NF has strict requirement for the invertible transformation flow where not every complex target distribution can satisfy, and thus it's mainly used for density estimation when above requirement can be met in practice. In this sense NF as the main generative model is unique and most other models are not special case of it. Yet this doesn't mean it cannot be leveraged as a component in a VAE framework, in fact, the change of variable in NF as you described allows you to model distributions in a much more flexible and accurate way than the simple dimension-reduced Gaussian posterior in VAEs which many believe causes blurry images. Also this additional invertible parameterized flow to compute the approximated posterior in encoder is very akin to the reparameterization trick.

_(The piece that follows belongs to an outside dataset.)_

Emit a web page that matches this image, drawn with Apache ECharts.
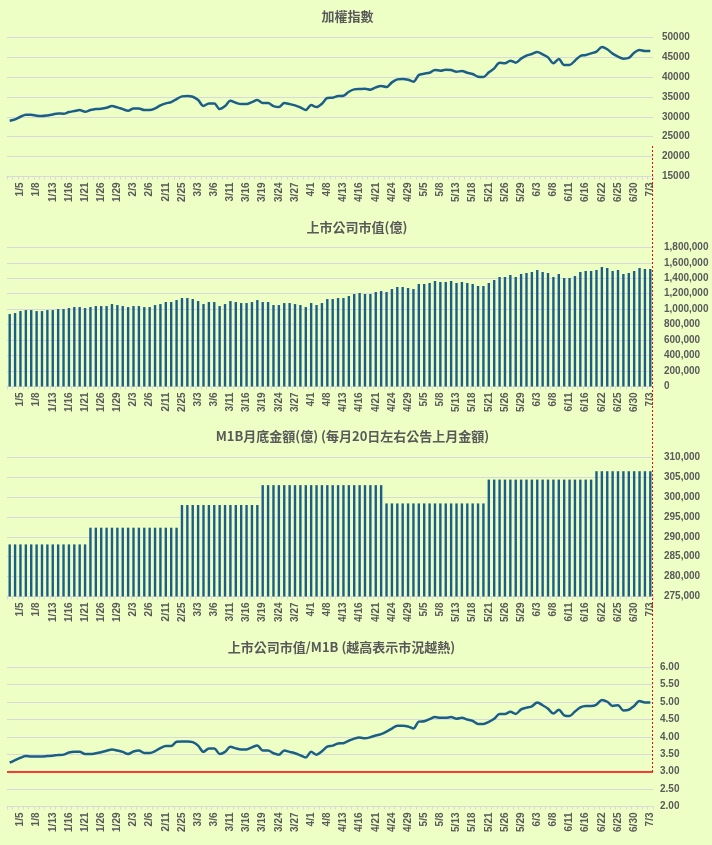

Your intended importance sampling to weight each generated sample's reconstruction loss in the decoder, say via the ratio of a prior Gaussian and the approximated NF posterior for the same sampled latent variable $z_i$, is required in the sense that you need to weight the ELBO based on how well each generated sample from a very complicated potentially multi-modal approximated NF posterior matches the true posterior, though VAE doesn't typically do this due to the conjunction of the simplicity of its variational posterior's assumed Gaussianity with respect to which the ELBO takes expectation and the KL-term.

In fact there're some papers studying flow based VAEs you may further refer, such as Su et al's (2018) f-VAEs: Improve VAEs with Conditional Flows.

In this paper, we integrate VAEs and flow-based generative models successfully and get f-VAEs. Compared with VAEs, f-VAEs generate more vivid images, solved the blurred-image problem of VAEs. Compared with flow-based models such as Glow, f-VAE is more lightweight and converges faster, achieving the same performance under smaller-size architecture.